A. Charged it to his account. Q. He did not actually give you cash? A. No, sir; charged it to his account. On cross-examination, when asked what was done in 1937 in connection with the cultivation of rice, Hamburger replied:
A. We completed raising the crop of rice and we harvested it, and there was no demand for it.
Q. What expenses were incurred in cultivating the rice in 1937? A. The amount - the expenses were for water, irrigating. * * * * *
Q. What other expenses were incurred in 1937? A. Harvesting the crop, completing raising the crop, buying sacks, harvesting.

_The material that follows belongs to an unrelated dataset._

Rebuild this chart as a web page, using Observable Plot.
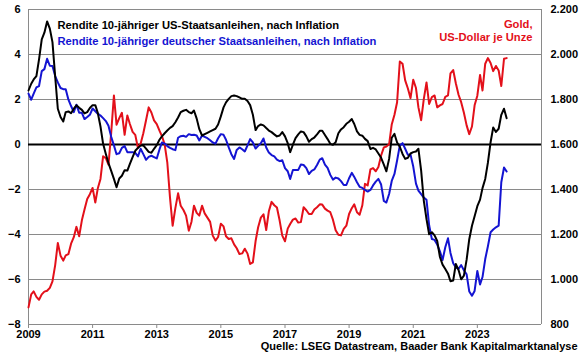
<!DOCTYPE html>
<html><head><meta charset="utf-8">
<script src="https://cdn.jsdelivr.net/npm/d3@7"></script>
<script src="https://cdn.jsdelivr.net/npm/@observablehq/plot@0.6"></script>
<style>body{margin:0;background:#fff}</style>
</head><body><div id="chart"></div>
<script>
const startYear = 2009;
const usReal = [
 2.40, 2.70, 2.89, 3.04, 3.78, 4.67, 4.97, 5.47, 5.15, 4.55,
 3.01, 1.59, 1.22, 1.02, 1.44, 1.47, 1.39, 1.59, 1.74, 1.63,
 1.54, 1.38, 1.44, 1.62, 1.75, 1.75, 1.41, 0.80, 0.03, -0.42,
 -0.83, -1.17, -1.53, -1.90, -1.51, -1.39, -1.14, -1.16, -0.86, -0.56,
 -0.28, -0.15, -0.04, -0.04, -0.18, -0.33, -0.37, -0.19, -0.03, 0.21,
 0.36, 0.50, 0.62, 0.74, 0.82, 0.99, 1.20, 1.44, 1.50, 1.54,
 1.44, 1.39, 1.51, 1.15, 0.68, 0.40, 0.46, 0.52, 0.58, 0.64,
 0.70, 0.89, 1.25, 1.65, 1.87, 2.03, 2.15, 2.18, 2.15, 2.09,
 2.03, 2.03, 1.93, 1.75, 1.32, 0.64, 0.82, 0.89, 0.85, 0.73,
 0.62, 0.55, 0.45, 0.36, 0.40, 0.55, 0.36, 0.06, -0.34, -0.01,
 0.28, 0.45, 0.58, 0.55, 0.36, 0.12, 0.24, 0.31, 0.45, 0.61,
 0.61, 0.42, 0.24, 0.03, -0.01, 0.10, 0.50, 0.67, 0.77, 0.92,
 1.01, 1.13, 0.91, 0.58, 0.43, 0.39, 0.25, 0.15, -0.20, -0.15,
 -0.22, -0.40, -0.59, -0.89, -1.19, -0.64, 0.30, 0.47, 0.09, -0.10,
 -0.42, -0.64, -0.59, -0.40, -0.34, -0.31, -0.19, -1.16, -2.49, -3.32,
 -3.99, -3.90, -4.04, -4.29, -5.00, -5.34, -5.53, -5.74, -6.08, -6.05,
 -5.31, -5.58, -5.99, -5.83, -5.12, -4.21, -3.61, -3.19, -2.74, -2.45,
 -1.94, -1.53, -0.82, 0.10, 0.76, 0.56, 0.70, 1.32, 1.59, 1.17
];
const deReal = [
 2.26, 1.99, 2.26, 2.54, 2.60, 3.26, 3.35, 3.81, 3.50, 3.49,
 3.04, 2.76, 2.51, 2.46, 2.46, 1.99, 1.71, 1.44, 1.77, 1.41,
 1.41, 1.13, 1.22, 1.32, 1.60, 1.48, 1.37, 1.29, 1.17, 1.04,
 0.83, 0.34, -0.04, -0.43, -0.39, -0.15, -0.07, -0.34, -0.34, -0.34,
 -0.37, -0.53, -0.19, -0.43, -0.68, -0.55, -0.50, -0.56, -0.62, -0.22,
 0.09, 0.04, -0.07, -0.15, -0.21, -0.25, 0.30, 0.37, 0.39, 0.34,
 0.46, 0.42, 0.43, 0.40, 0.18, 0.40, 0.34, 0.28, 0.19, 0.09,
 0.04, 0.28, 0.46, 0.43, 0.21, -0.13, -0.43, -0.64, -0.24, -0.13,
 -0.21, -0.31, -0.04, 0.24, 0.09, -0.18, -0.06, 0.06, 0.27, -0.13,
 -0.36, -0.47, -0.53, -0.67, -0.74, -0.70, -1.05, -1.19, -1.53, -1.13,
 -1.13, -1.13, -0.89, -0.91, -1.05, -1.31, -1.17, -1.11, -0.91, -0.67,
 -0.61, -0.89, -1.04, -1.35, -1.56, -1.47, -1.51, -1.63, -1.80, -1.80,
 -1.50, -1.26, -1.44, -1.68, -1.88, -1.93, -2.02, -2.09, -2.02, -1.82,
 -1.65, -1.53, -1.78, -2.51, -2.58, -2.20, -1.62, -1.31, -0.71, -0.04,
 0.06, -0.19, -0.46, -0.45, -0.98, -1.74, -2.05, -2.21, -2.36, -2.46,
 -3.59, -4.20, -4.24, -4.45, -4.75, -5.13, -4.57, -4.17, -4.82, -5.28,
 -5.47, -5.53, -5.36, -5.59, -5.77, -6.53, -6.72, -6.51, -5.62, -6.22,
 -5.89, -5.09, -4.53, -3.90, -3.78, -3.68, -3.61, -1.68, -1.02, -1.20
];
const gold = [
 876, 934, 947, 923, 910, 934, 946, 950, 963, 992,
 1064, 1162, 1106, 1084, 1107, 1113, 1159, 1188, 1234, 1192,
 1263, 1311, 1358, 1379, 1407, 1342, 1404, 1447, 1548, 1539,
 1510, 1652, 1818, 1688, 1717, 1741, 1643, 1729, 1691, 1656,
 1643, 1584, 1603, 1650, 1708, 1765, 1742, 1707, 1691, 1662,
 1637, 1601, 1521, 1364, 1239, 1317, 1383, 1328, 1309, 1284,
 1217, 1257, 1328, 1296, 1284, 1328, 1294, 1275, 1256, 1195,
 1173, 1189, 1248, 1236, 1192, 1180, 1183, 1156, 1139, 1113,
 1116, 1137, 1115, 1069, 1076, 1171, 1232, 1275, 1290, 1220,
 1303, 1345, 1330, 1320, 1262, 1195, 1170, 1226, 1247, 1266,
 1271, 1253, 1255, 1321, 1308, 1291, 1291, 1311, 1321, 1334,
 1333, 1315, 1306, 1299, 1266, 1219, 1199, 1196, 1225, 1239,
 1291, 1317, 1334, 1299, 1288, 1330, 1425, 1418, 1489, 1495,
 1481, 1500, 1551, 1587, 1591, 1601, 1689, 1732, 1788, 1969,
 1959, 1885, 1849, 1806, 1888, 1851, 1765, 1708, 1802, 1876,
 1780, 1811, 1818, 1765, 1774, 1780, 1812, 1818, 1916, 1931,
 1872, 1821, 1788, 1741, 1685, 1646, 1680, 1774, 1817, 1909,
 1840, 1959, 1984, 1962, 1926, 1949, 1929, 1860, 1981, 1984
];
const xTickYears = [2009, 2011, 2013, 2015, 2017, 2019, 2021, 2023];
const xDomainYears = [2009, 2025];
const yTicks = [-8, -6, -4, -2, 0, 2, 4, 6];
const goldTicks = [800, 1000, 1200, 1400, 1600, 1800, 2000, 2200];
const usLabel = "Rendite 10-jähriger US-Staatsanleihen, nach Inflation";
const deLabel = "Rendite 10-jähriger deutscher Staatsanleihen, nach Inflation";
const goldLabel = ["Gold,", "US-Dollar je Unze"];
const caption = "Quelle: LSEG Datastream, Baader Bank Kapitalmarktanalyse";

const yr = y => new Date(Date.UTC(y, 0, 1));
const rows = usReal.map((v, i) => ({date: new Date(Date.UTC(startYear, i, 1)), us: v, de: deReal[i], gold: gold[i]}));
// gold axis: 1600 USD aligns with 0 %, 100 USD per percentage point
const goldToY = g => (g - 1600) / 100;
const deFmt = d3.formatLocale({decimal: ",", thousands: ".", grouping: [3], currency: ["", "€"]}).format(",");

const RED = "#e3101a", BLUE = "#1414d2", GRID = "#8a8a8a";

const chart = Plot.plot({
  width: 580, height: 359,
  marginLeft: 28, marginRight: 39, marginTop: 9, marginBottom: 35,
  style: {fontFamily: "'Liberation Sans', Arial, sans-serif", fontWeight: "bold", fontSize: "11px", background: "#fff"},
  x: {type: "utc", domain: xDomainYears.map(yr)},
  y: {domain: [yTicks[0], yTicks[yTicks.length - 1]]},
  marks: [
    Plot.gridY(yTicks, {stroke: GRID, strokeOpacity: 1, strokeWidth: 1}),
    Plot.ruleX(xDomainYears.map(yr), {stroke: GRID, strokeWidth: 1}),
    Plot.axisX(xTickYears.map(yr), {tickFormat: d => String(d.getUTCFullYear()), tickSize: 4, tickPadding: 2, stroke: GRID, fill: "#000", fontSize: 11, label: null}),
    Plot.axisY(yTicks, {anchor: "left", tickSize: 0, tickPadding: 8, fill: "#000", fontSize: 11, label: null}),
    Plot.axisY(goldTicks.map(goldToY), {anchor: "right", tickSize: 0, tickPadding: 9, tickFormat: v => deFmt(Math.round(1600 + 100 * v)), fill: "#000", fontSize: 11, label: null}),
    Plot.ruleY([0], {stroke: "#000", strokeWidth: 2}),
    Plot.lineY(rows, {x: "date", y: d => goldToY(d.gold), stroke: RED, strokeWidth: 2}),
    Plot.lineY(rows, {x: "date", y: "de", stroke: BLUE, strokeWidth: 2}),
    Plot.lineY(rows, {x: "date", y: "us", stroke: "#000", strokeWidth: 2}),
    Plot.text([usLabel], {text: d => d, frameAnchor: "top-left", textAnchor: "start", dx: 29, dy: 12, fill: "#000", fontSize: 11.2, fontWeight: "bold"}),
    Plot.text([deLabel], {text: d => d, frameAnchor: "top-left", textAnchor: "start", dx: 29, dy: 28, fill: BLUE, fontSize: 11.2, fontWeight: "bold"}),
    Plot.text([goldLabel[0]], {text: d => d, frameAnchor: "top-right", textAnchor: "end", dx: -9, dy: 11, fill: RED, fontSize: 11.2, fontWeight: "bold"}),
    Plot.text([goldLabel[1]], {text: d => d, frameAnchor: "top-right", textAnchor: "end", dx: -9, dy: 24, fill: RED, fontSize: 11.2, fontWeight: "bold"}),
    Plot.text([caption], {text: d => d, frameAnchor: "bottom-right", textAnchor: "end", dx: 36, dy: 25, fill: "#000", fontSize: 11, fontWeight: "bold"})
  ]
});
document.getElementById("chart").append(chart);
</script>
</body></html>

In his return for 1938 petitioner deducted expenses aggregating almost $2,200 in connection with the rice crop for that year. Since he was the owner of a 25 per cent interest in the land and crop it is reasonable to assume that the total expenditure was approximately $8,300. It seems, therefore, that respondent is fully justified in contending that petitioner and his associates were engaged in the joint venture of raising rice and that the amount received was simply "issues and profits from the land of the same character as rents."
From what has been said it is apparent we would not be justified in concluding that petitioner erred in reporting the amount in issue as ordinary income. We therefore approve the deficiency determined by the respondent.
Decision will be entered for the respondent.